Best Practices for Analyzing Covenants and Financial Metrics
When analyzing covenants, deal teams should take a systematic approach. First, all relevant financial metrics (Financial Covenants) must be identified, such as the leverage ratio, the interest coverage ratio, or the equity ratio. However, it is not sufficient to merely review the current values. A forward-looking analysis must assess how the planned acquisition structures will affect these metrics. Plausity enables users to model various scenarios and validate covenant compliance under stress tests. Another important aspect involves Non-Financial Covenants, such as information obligations, restrictions on asset disposals (Negative Pledge), or limitations on dividend payments. These can significantly restrict the buyer's operational freedom after the acquisition. The due diligence should also examine whether covenant breaches have occurred in the past and how lenders responded to them (waiver agreements). Through automatic detection of off-balance-sheet risks and their assignment to the respective contractual clauses, Plausity ensures that no hidden obligations burden the future capital structure.

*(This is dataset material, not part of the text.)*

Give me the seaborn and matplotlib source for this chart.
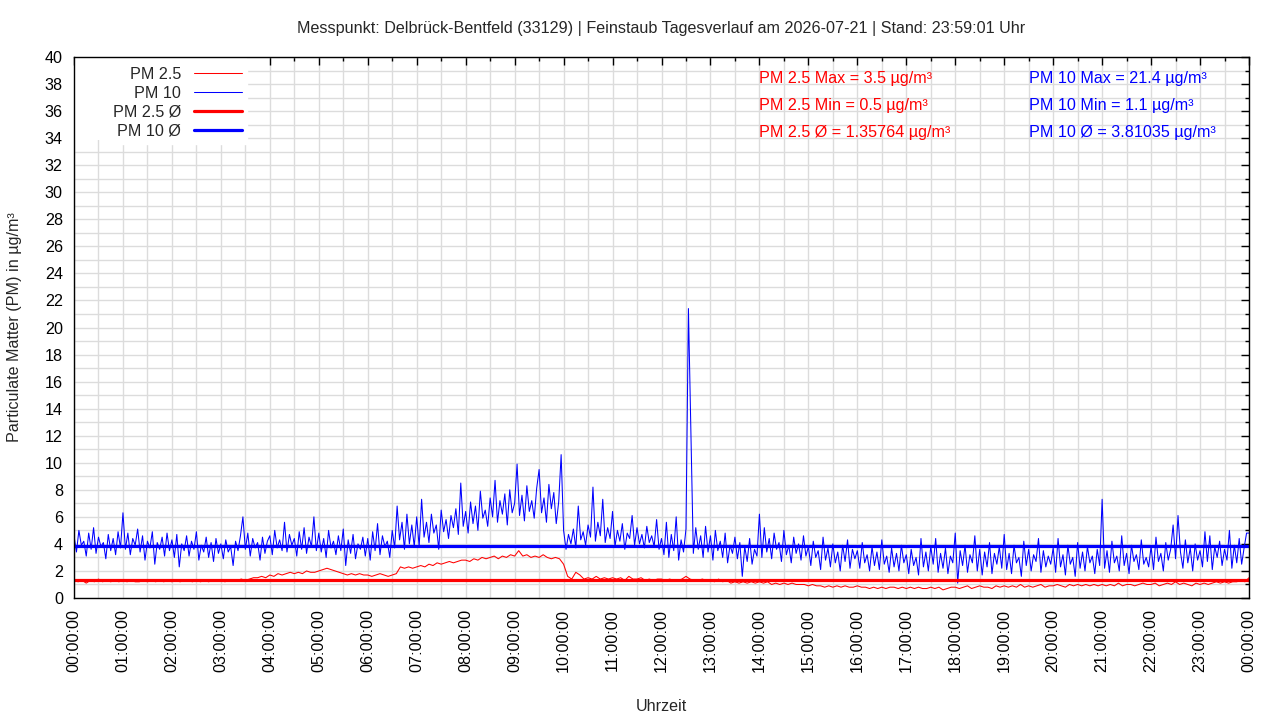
import numpy as np
import pandas as pd
import matplotlib
matplotlib.use("Agg")
import matplotlib.pyplot as plt
import seaborn as sns
from matplotlib.ticker import MultipleLocator, FixedLocator
from matplotlib.patches import Rectangle

# ---------------- data ----------------
# PM 10: 3-minute samples, 00:00 .. 24:00
pm10_step_minutes = 3
pm10 = [
    4.6, 3.4, 5.0, 3.9, 4.2, 3.1, 4.8, 3.6, 5.2, 3.3, 4.5, 3.8, 4.1, 2.9, 4.7, 3.5, 4.4, 3.2, 4.9, 3.7,  # 00h
    6.3, 3.6, 4.8, 3.2, 4.4, 3.9, 5.1, 3.4, 4.6, 2.8, 4.2, 3.7, 4.9, 2.5, 4.1, 3.6, 4.5, 3.1, 4.8, 3.5,  # 01h
    4.3, 3.0, 4.7, 2.3, 4.0, 3.5, 4.6, 3.1, 4.2, 3.6, 4.9, 2.8, 3.9, 3.4, 4.5, 3.0, 4.1, 2.7, 4.4, 3.3,  # 02h
    4.0, 2.9, 4.3, 3.4, 3.8, 2.4, 4.2, 3.5, 4.6, 6.0, 3.6, 4.8, 3.1, 4.4, 3.7, 4.1, 2.8, 4.5, 3.3, 4.2,  # 03h
    4.6, 3.2, 5.0, 3.7, 4.3, 3.5, 5.6, 3.4, 4.7, 3.9, 4.4, 3.1, 4.9, 3.6, 5.2, 3.3, 4.5, 3.8, 6.0, 3.5,  # 04h
    4.8, 3.4, 4.4, 3.0, 5.0, 3.7, 4.2, 3.2, 4.6, 3.5, 5.1, 2.4, 4.3, 3.3, 4.7, 2.9, 4.0, 3.6, 4.5, 3.1,  # 05h
    4.4, 2.8, 4.9, 3.5, 5.5, 3.2, 4.6, 3.8, 4.2, 3.0, 5.0, 3.7, 6.8, 4.3, 5.6, 3.6, 6.2, 4.0, 5.4, 3.8,  # 06h
    6.0, 3.8, 7.3, 4.5, 5.6, 4.1, 6.2, 4.8, 5.4, 3.6, 6.5, 4.9, 5.8, 4.4, 6.1, 5.2, 6.6, 4.7, 8.5, 5.3,  # 07h
    6.4, 4.8, 7.1, 5.5, 6.8, 5.0, 7.9, 5.9, 6.5, 5.3, 7.4, 6.0, 8.7, 5.6, 7.2, 6.2, 7.7, 5.4, 8.0, 6.3,  # 08h
    7.0, 9.9, 6.1, 7.6, 5.7, 8.3, 6.4, 7.2, 5.9, 8.1, 9.5, 6.3, 7.4, 5.6, 8.4, 6.6, 7.8, 5.5, 7.1, 10.6, # 09h
    5.0, 3.6, 4.7, 4.0, 5.1, 3.7, 6.8, 4.3, 4.9, 3.9, 5.4, 4.5, 8.2, 4.2, 5.6, 4.6, 7.3, 4.1, 5.2, 4.4,  # 10h
    6.4, 3.8, 5.0, 4.2, 5.5, 3.6, 4.8, 4.4, 6.1, 3.9, 5.2, 4.0, 4.7, 3.7, 5.3, 4.1, 4.6, 3.8, 5.8, 3.6,  # 11h
    4.4, 3.2, 5.6, 3.0, 4.7, 3.5, 6.0, 2.8, 4.3, 3.4, 5.1, 21.4, 12.4, 3.3, 5.2, 3.6, 4.6, 3.0, 5.3, 3.4, # 12h
    4.6, 2.8, 5.0, 3.5, 4.2, 3.0, 4.8, 2.6, 3.9, 3.3, 4.5, 2.9, 4.1, 1.6, 3.8, 2.7, 4.4, 2.5, 3.6, 3.1,  # 13h
    6.2, 3.0, 5.2, 3.4, 4.4, 2.9, 4.8, 3.6, 4.1, 2.7, 5.0, 3.2, 3.9, 2.6, 4.5, 3.3, 4.0, 2.8, 4.6, 3.1,  # 14h
    3.8, 2.4, 4.2, 3.0, 3.5, 2.1, 4.5, 2.8, 3.7, 2.3, 4.0, 2.6, 3.4, 2.0, 3.9, 2.7, 4.3, 2.2, 3.6, 2.9,  # 15h
    3.5, 2.2, 4.1, 2.6, 3.2, 2.0, 3.8, 2.4, 3.4, 2.1, 4.3, 2.5, 3.1, 1.9, 3.7, 2.3, 3.3, 2.0, 3.9, 2.6,  # 16h
    3.2, 1.8, 3.6, 2.4, 3.0, 1.7, 4.4, 2.3, 3.4, 2.0, 3.8, 2.5, 4.4, 1.9, 3.3, 2.2, 3.7, 1.8, 3.1, 2.6,  # 17h
    4.8, 1.1, 3.5, 2.4, 3.9, 1.9, 3.2, 2.6, 4.6, 2.0, 3.6, 1.7, 3.4, 2.3, 4.1, 1.8, 3.3, 2.5, 3.8, 2.2,  # 18h
    4.7, 2.1, 3.3, 1.8, 3.9, 2.6, 3.0, 1.6, 4.2, 2.4, 3.6, 2.0, 3.2, 2.7, 4.4, 1.9, 3.5, 2.3, 3.1, 2.5,  # 19h
    3.7, 1.9, 4.4, 2.3, 3.2, 1.7, 3.9, 2.5, 3.0, 1.6, 4.1, 2.2, 3.4, 2.0, 3.8, 2.6, 3.1, 1.8, 3.6, 2.4,  # 20h
    7.3, 2.2, 3.5, 1.9, 4.2, 2.6, 3.1, 2.0, 4.6, 2.4, 3.3, 1.8, 3.9, 2.7, 3.2, 2.1, 4.3, 2.5, 3.0, 2.3,  # 21h
    3.8, 2.1, 4.5, 2.7, 3.3, 2.0, 4.1, 2.8, 3.6, 5.4, 2.9, 6.1, 3.4, 2.2, 4.3, 2.6, 3.7, 2.0, 4.0, 2.8,  # 22h
    3.5, 2.3, 4.9, 2.7, 4.6, 2.1, 3.8, 3.0, 4.2, 2.4, 3.6, 2.8, 5.0, 2.2, 3.9, 2.6, 4.4, 2.5, 3.7, 4.8,  # 23h
    4.8,                                                                                                  # 24h
]

# PM 2.5: 5-minute samples, 00:00 .. 24:00
pm25_step_minutes = 5
pm25 = [
    1.3, 1.2, 1.3, 1.1, 1.3, 1.2, 1.4, 1.2, 1.3, 1.2, 1.3, 1.2,   # 00h
    1.3, 1.2, 1.3, 1.2, 1.2, 1.3, 1.2, 1.3, 1.2, 1.3, 1.2, 1.3,   # 01h
    1.2, 1.3, 1.2, 1.3, 1.3, 1.2, 1.3, 1.2, 1.3, 1.2, 1.3, 1.3,   # 02h
    1.3, 1.2, 1.3, 1.3, 1.3, 1.4, 1.3, 1.4, 1.5, 1.5, 1.6, 1.5,   # 03h
    1.7, 1.6, 1.8, 1.7, 1.8, 1.9, 1.8, 1.9, 1.8, 2.0, 1.9, 1.9,   # 04h
    2.0, 2.1, 2.2, 2.1, 2.0, 1.9, 1.8, 1.7, 1.8, 1.7, 1.8, 1.7,   # 05h
    1.7, 1.6, 1.7, 1.8, 1.7, 1.6, 1.7, 1.8, 2.3, 2.2, 2.3, 2.2,   # 06h
    2.3, 2.4, 2.3, 2.5, 2.4, 2.6, 2.5, 2.6, 2.7, 2.6, 2.7, 2.8,   # 07h
    2.8, 2.7, 2.9, 2.8, 3.0, 2.9, 3.0, 3.1, 2.9, 3.1, 3.0, 3.2,   # 08h
    3.1, 3.5, 3.1, 3.2, 3.0, 3.1, 3.0, 3.2, 3.0, 2.9, 3.0, 2.9,   # 09h
    2.5, 1.6, 1.4, 1.9, 1.7, 1.4, 1.5, 1.4, 1.6, 1.4, 1.5, 1.4,   # 10h
    1.5, 1.4, 1.5, 1.3, 1.6, 1.4, 1.4, 1.5, 1.3, 1.4, 1.3, 1.4,   # 11h
    1.4, 1.3, 1.4, 1.3, 1.3, 1.4, 1.6, 1.4, 1.3, 1.3, 1.4, 1.3,   # 12h
    1.3, 1.2, 1.4, 1.2, 1.3, 1.1, 1.2, 1.1, 1.2, 1.1, 1.2, 1.1,   # 13h
    1.2, 1.1, 1.2, 1.0, 1.1, 1.0, 1.1, 1.0, 1.1, 1.0, 1.0, 1.0,   # 14h
    0.9, 1.0, 0.9, 0.9, 0.8, 0.9, 0.8, 0.9, 0.8, 0.9, 0.8, 0.8,   # 15h
    0.9, 0.8, 0.8, 0.7, 0.8, 0.7, 0.8, 0.7, 0.8, 0.8, 0.7, 0.8,   # 16h
    0.7, 0.8, 0.7, 0.8, 0.7, 0.7, 0.8, 0.7, 0.8, 0.6, 0.7, 0.8,   # 17h
    0.8, 0.7, 0.8, 0.9, 0.7, 0.8, 0.9, 0.8, 0.8, 0.7, 0.9, 0.8,   # 18h
    0.9, 0.8, 0.9, 0.8, 1.0, 0.8, 0.9, 0.8, 0.9, 1.0, 0.8, 0.9,   # 19h
    0.9, 1.0, 0.9, 0.8, 1.0, 0.9, 1.0, 0.9, 1.0, 0.9, 1.0, 0.9,   # 20h
    1.0, 0.9, 1.0, 0.9, 1.1, 0.9, 1.0, 1.0, 0.9, 1.0, 1.1, 1.0,   # 21h
    1.0, 1.1, 0.9, 1.0, 1.1, 1.0, 1.2, 1.0, 1.1, 1.0, 0.9, 1.1,   # 22h
    1.0, 1.1, 1.0, 1.1, 1.2, 1.1, 1.2, 1.1, 1.2, 1.2, 1.3, 1.2,   # 23h
    1.5,                                                           # 24h
]

pm25_max, pm25_min, pm25_avg = 3.5, 0.5, 1.35764
pm10_max, pm10_min, pm10_avg = 21.4, 1.1, 3.81035

hour_ticks = list(range(0, 25))
hour_labels = [f"{h % 24:02d}:00:00" for h in hour_ticks]

title = "Messpunkt: Delbrück-Bentfeld (33129) | Feinstaub Tagesverlauf am 2026-07-21 | Stand: 23:59:01 Uhr"

# ---------------- figure ----------------
sns.set_theme(style="white")
plt.rcParams["font.family"] = ["Liberation Sans", "DejaVu Sans"]
FS = 11.6

df10 = pd.DataFrame({"t": np.arange(len(pm10)) * pm10_step_minutes / 60.0, "v": pm10})
df25 = pd.DataFrame({"t": np.arange(len(pm25)) * pm25_step_minutes / 60.0, "v": pm25})

fig = plt.figure(figsize=(12.8, 7.2), dpi=100)
ax = fig.add_axes([74 / 1280, 1 - 598 / 720, 1175 / 1280, 541 / 720])

RED = "#ff0000"
BLUE = "#0000ff"

sns.lineplot(data=df25, x="t", y="v", ax=ax, color=RED, lw=0.75, label="PM 2.5",
             estimator=None, zorder=3)
sns.lineplot(data=df10, x="t", y="v", ax=ax, color=BLUE, lw=0.75, label="PM 10",
             estimator=None, zorder=4)
ax.axhline(pm25_avg, color=RED, lw=2.3, label="PM 2.5 Ø", zorder=5)
ax.axhline(pm10_avg, color=BLUE, lw=2.3, label="PM 10 Ø", zorder=6)

ax.set_xlim(0, 24)
ax.set_ylim(0, 40)

ax.xaxis.set_major_locator(FixedLocator(hour_ticks))
ax.set_xticklabels(hour_labels, rotation=90)
ax.xaxis.set_minor_locator(MultipleLocator(0.5))
ax.yaxis.set_major_locator(MultipleLocator(2))
ax.yaxis.set_minor_locator(MultipleLocator(1))

ax.grid(True, which="both", color="#dcdcdc", lw=1.0, zorder=0)
ax.set_axisbelow(True)
for s in ax.spines.values():
    s.set_color("black")
    s.set_linewidth(1.0)
    s.set_zorder(9)

ax.tick_params(axis="both", which="major", direction="in", length=6, width=1,
               color="black", top=True, right=True, labelsize=FS, labelcolor="#000000")
ax.tick_params(axis="both", which="minor", direction="in", length=3, width=1,
               color="black", top=True, right=True)
ax.tick_params(axis="y", which="major", pad=8)
ax.tick_params(axis="x", which="major", pad=8)

ax.set_xlabel("Uhrzeit", fontsize=FS, labelpad=0)
ax.xaxis.set_label_coords(0.5, -(699 - 598) / 541)
ax.set_ylabel("Particulate Matter (PM) in µg/m³", fontsize=FS)
ax.yaxis.set_label_coords(-(74 - 22) / 1175, 0.5)
ax.set_title(title, fontsize=FS, pad=17.5)

# statistics labels
stat_rows = [38.42, 36.42, 34.42]
red_texts = [f"PM 2.5 Max = {pm25_max} µg/m³", f"PM 2.5 Min = {pm25_min} µg/m³",
             f"PM 2.5 Ø = {pm25_avg} µg/m³"]
blue_texts = [f"PM 10 Max = {pm10_max} µg/m³", f"PM 10 Min = {pm10_min} µg/m³",
              f"PM 10 Ø = {pm10_avg} µg/m³"]
for yv, tr, tb in zip(stat_rows, red_texts, blue_texts):
    ax.text(14.0, yv, tr, color=RED, fontsize=FS, va="center", ha="left", zorder=7)
    ax.text(19.5, yv, tb, color=BLUE, fontsize=FS, va="center", ha="left", zorder=7)

# white key background (as in the reference key area)
ax.add_patch(Rectangle((0, (598 - 140) / 541), (247 - 74) / 1175, 1 - (598 - 140) / 541,
                       transform=ax.transAxes, facecolor="white", edgecolor="none",
                       zorder=7.5))

leg = ax.legend(loc="upper right", bbox_to_anchor=((247 - 74) / 1175, (598 - 62) / 541),
                markerfirst=False, frameon=True, fontsize=FS,
                handlelength=3.0, handletextpad=0.8, labelspacing=0.25,
                borderaxespad=0.0, borderpad=0.3, fancybox=False)
leg.get_frame().set_facecolor("white")
leg.get_frame().set_edgecolor("white")
leg.get_frame().set_alpha(1.0)
leg.set_zorder(8)

fig.savefig("out.png", dpi=100)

The platform offers full transparency: every data point in the analysis is linked to the exact page and paragraph in the source document, enhancing audit readiness for investment committees and LPs (Limited Partners).
Conclusion: Debt Due Diligence as a Value Driver in the Transaction
A thorough Debt Due Diligence is not a necessary evil but a strategic instrument for value maximization. It protects the buyer from unwelcome surprises after closing and provides the necessary arguments for purchase price negotiations. In a market environment characterized by high complexity and time pressure, the use of AI-powered tools becomes a competitive advantage. Plausity enables deal teams to achieve the analytical depth of a senior advisor in a fraction of the time. By automating document analysis and intelligent risk assessment, M&A professionals can focus on what truly matters: strategic decision-making and the structuring of successful transactions. The integration of 9 workstreams and support for over 30 industry verticals make Plausity a comprehensive solution for modern deal teams that refuse to compromise on thoroughness. Ultimately, a precise Debt Due Diligence leads to a more stable financing structure and a clearer roadmap for post-merger integration, securing the long-term value creation of the investment.